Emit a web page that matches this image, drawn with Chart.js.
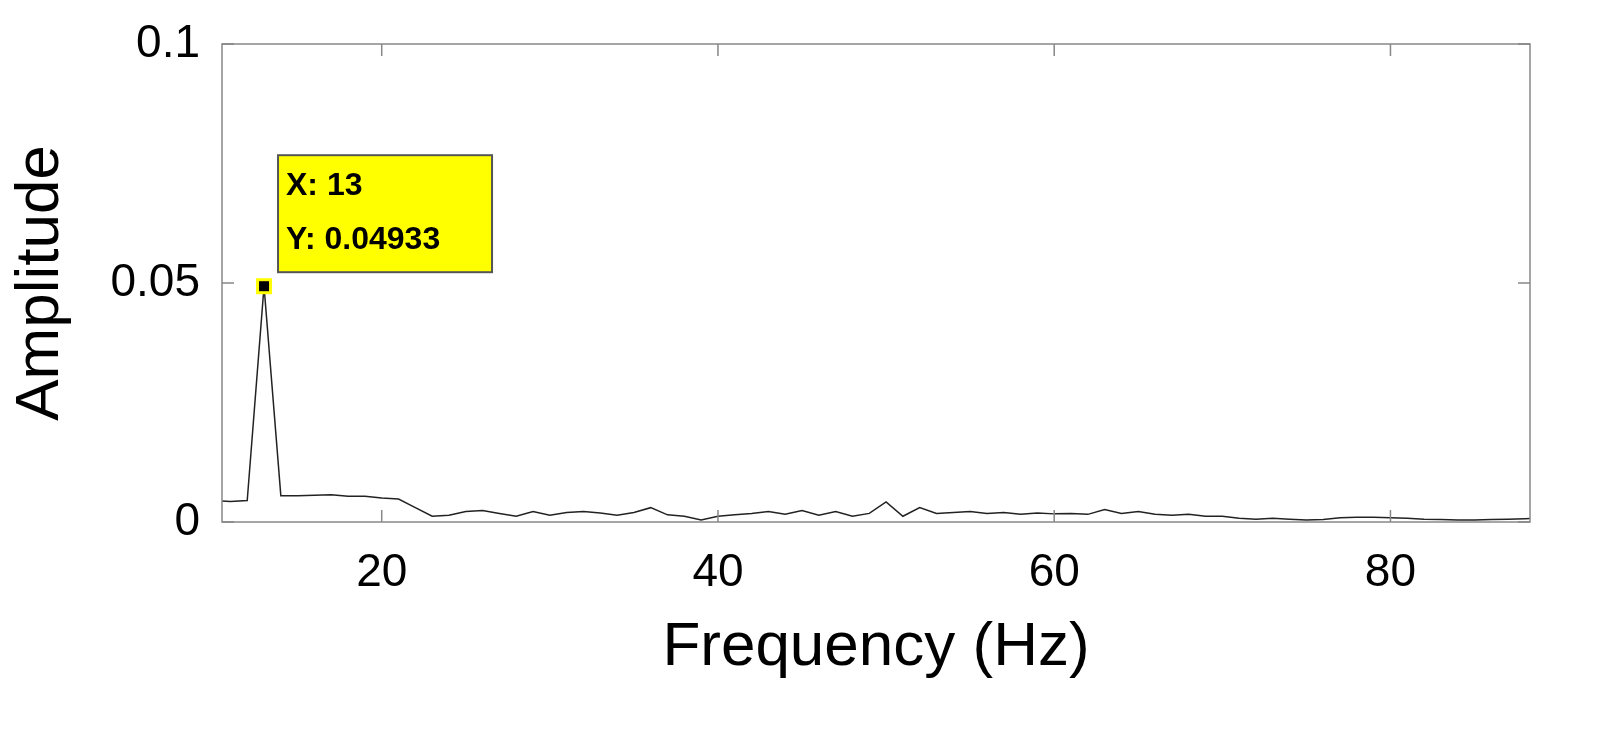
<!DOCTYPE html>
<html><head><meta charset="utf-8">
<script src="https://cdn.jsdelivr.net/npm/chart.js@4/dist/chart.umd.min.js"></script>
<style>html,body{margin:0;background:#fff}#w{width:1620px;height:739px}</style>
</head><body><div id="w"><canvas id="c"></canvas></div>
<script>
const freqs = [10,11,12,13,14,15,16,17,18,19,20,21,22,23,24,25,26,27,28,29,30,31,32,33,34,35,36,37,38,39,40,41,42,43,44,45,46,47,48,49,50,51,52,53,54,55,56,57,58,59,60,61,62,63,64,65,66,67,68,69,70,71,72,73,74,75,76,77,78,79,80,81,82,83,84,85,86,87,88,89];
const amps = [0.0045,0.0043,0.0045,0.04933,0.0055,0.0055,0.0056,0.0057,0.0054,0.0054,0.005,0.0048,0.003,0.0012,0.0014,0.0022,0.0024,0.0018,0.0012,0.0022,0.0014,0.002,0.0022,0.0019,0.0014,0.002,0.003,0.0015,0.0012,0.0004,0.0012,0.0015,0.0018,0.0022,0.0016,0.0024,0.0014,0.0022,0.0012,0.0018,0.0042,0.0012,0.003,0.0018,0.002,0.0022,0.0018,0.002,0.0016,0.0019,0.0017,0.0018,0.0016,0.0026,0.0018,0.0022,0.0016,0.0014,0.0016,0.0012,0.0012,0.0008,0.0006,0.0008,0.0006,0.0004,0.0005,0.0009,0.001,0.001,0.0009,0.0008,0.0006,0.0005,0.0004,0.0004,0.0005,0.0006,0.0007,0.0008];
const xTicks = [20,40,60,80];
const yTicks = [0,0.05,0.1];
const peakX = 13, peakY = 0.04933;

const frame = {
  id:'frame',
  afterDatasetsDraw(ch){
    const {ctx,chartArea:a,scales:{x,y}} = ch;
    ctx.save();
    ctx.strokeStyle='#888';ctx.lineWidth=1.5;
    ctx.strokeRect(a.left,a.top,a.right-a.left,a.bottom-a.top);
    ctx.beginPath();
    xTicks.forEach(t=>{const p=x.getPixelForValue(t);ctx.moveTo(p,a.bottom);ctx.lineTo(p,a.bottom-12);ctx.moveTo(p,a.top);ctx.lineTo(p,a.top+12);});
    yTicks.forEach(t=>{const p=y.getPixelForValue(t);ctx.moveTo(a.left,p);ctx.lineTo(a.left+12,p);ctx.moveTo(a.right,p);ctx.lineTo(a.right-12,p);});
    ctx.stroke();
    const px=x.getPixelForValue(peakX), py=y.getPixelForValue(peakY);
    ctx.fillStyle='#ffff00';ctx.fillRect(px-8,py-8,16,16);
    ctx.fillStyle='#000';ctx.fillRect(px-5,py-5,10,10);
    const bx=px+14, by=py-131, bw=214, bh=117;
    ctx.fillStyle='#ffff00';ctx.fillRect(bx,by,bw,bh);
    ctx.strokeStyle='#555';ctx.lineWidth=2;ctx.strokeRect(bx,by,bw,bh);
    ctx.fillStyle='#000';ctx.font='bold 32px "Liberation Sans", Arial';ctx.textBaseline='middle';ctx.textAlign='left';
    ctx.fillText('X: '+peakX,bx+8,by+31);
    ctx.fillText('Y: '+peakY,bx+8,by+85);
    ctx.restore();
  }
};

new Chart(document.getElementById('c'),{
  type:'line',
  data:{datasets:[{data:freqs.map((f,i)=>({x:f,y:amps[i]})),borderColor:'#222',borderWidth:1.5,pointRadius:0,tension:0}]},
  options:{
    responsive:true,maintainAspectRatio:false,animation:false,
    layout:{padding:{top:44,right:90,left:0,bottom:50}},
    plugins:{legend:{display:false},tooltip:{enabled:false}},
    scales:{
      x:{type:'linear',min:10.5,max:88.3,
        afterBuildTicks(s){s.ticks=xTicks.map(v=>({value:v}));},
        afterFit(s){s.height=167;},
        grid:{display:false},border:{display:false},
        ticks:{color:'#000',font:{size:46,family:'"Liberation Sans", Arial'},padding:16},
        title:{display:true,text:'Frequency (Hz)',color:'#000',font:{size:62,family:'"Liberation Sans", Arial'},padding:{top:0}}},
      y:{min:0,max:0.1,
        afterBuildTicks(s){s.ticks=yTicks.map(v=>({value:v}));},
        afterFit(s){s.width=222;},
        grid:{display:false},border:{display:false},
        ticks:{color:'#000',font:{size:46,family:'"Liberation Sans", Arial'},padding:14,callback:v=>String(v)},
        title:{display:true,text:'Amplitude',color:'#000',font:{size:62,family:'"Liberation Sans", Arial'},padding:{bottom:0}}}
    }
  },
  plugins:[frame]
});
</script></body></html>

+++

_Objective_: Write out exactly the opening lines of the data, stopping after the line that holds "const peakX = 13, peakY = 0.04933;". Exclude pictures.

_Response for this exercise_:
Emit a web page that matches this image, drawn with Chart.js.
<!DOCTYPE html>
<html><head><meta charset="utf-8">
<script src="https://cdn.jsdelivr.net/npm/chart.js@4/dist/chart.umd.min.js"></script>
<style>html,body{margin:0;background:#fff}#w{width:1620px;height:739px}</style>
</head><body><div id="w"><canvas id="c"></canvas></div>
<script>
const freqs = [10,11,12,13,14,15,16,17,18,19,20,21,22,23,24,25,26,27,28,29,30,31,32,33,34,35,36,37,38,39,40,41,42,43,44,45,46,47,48,49,50,51,52,53,54,55,56,57,58,59,60,61,62,63,64,65,66,67,68,69,70,71,72,73,74,75,76,77,78,79,80,81,82,83,84,85,86,87,88,89];
const amps = [0.0045,0.0043,0.0045,0.04933,0.0055,0.0055,0.0056,0.0057,0.0054,0.0054,0.005,0.0048,0.003,0.0012,0.0014,0.0022,0.0024,0.0018,0.0012,0.0022,0.0014,0.002,0.0022,0.0019,0.0014,0.002,0.003,0.0015,0.0012,0.0004,0.0012,0.0015,0.0018,0.0022,0.0016,0.0024,0.0014,0.0022,0.0012,0.0018,0.0042,0.0012,0.003,0.0018,0.002,0.0022,0.0018,0.002,0.0016,0.0019,0.0017,0.0018,0.0016,0.0026,0.0018,0.0022,0.0016,0.0014,0.0016,0.0012,0.0012,0.0008,0.0006,0.0008,0.0006,0.0004,0.0005,0.0009,0.001,0.001,0.0009,0.0008,0.0006,0.0005,0.0004,0.0004,0.0005,0.0006,0.0007,0.0008];
const xTicks = [20,40,60,80];
const yTicks = [0,0.05,0.1];
const peakX = 13, peakY = 0.04933;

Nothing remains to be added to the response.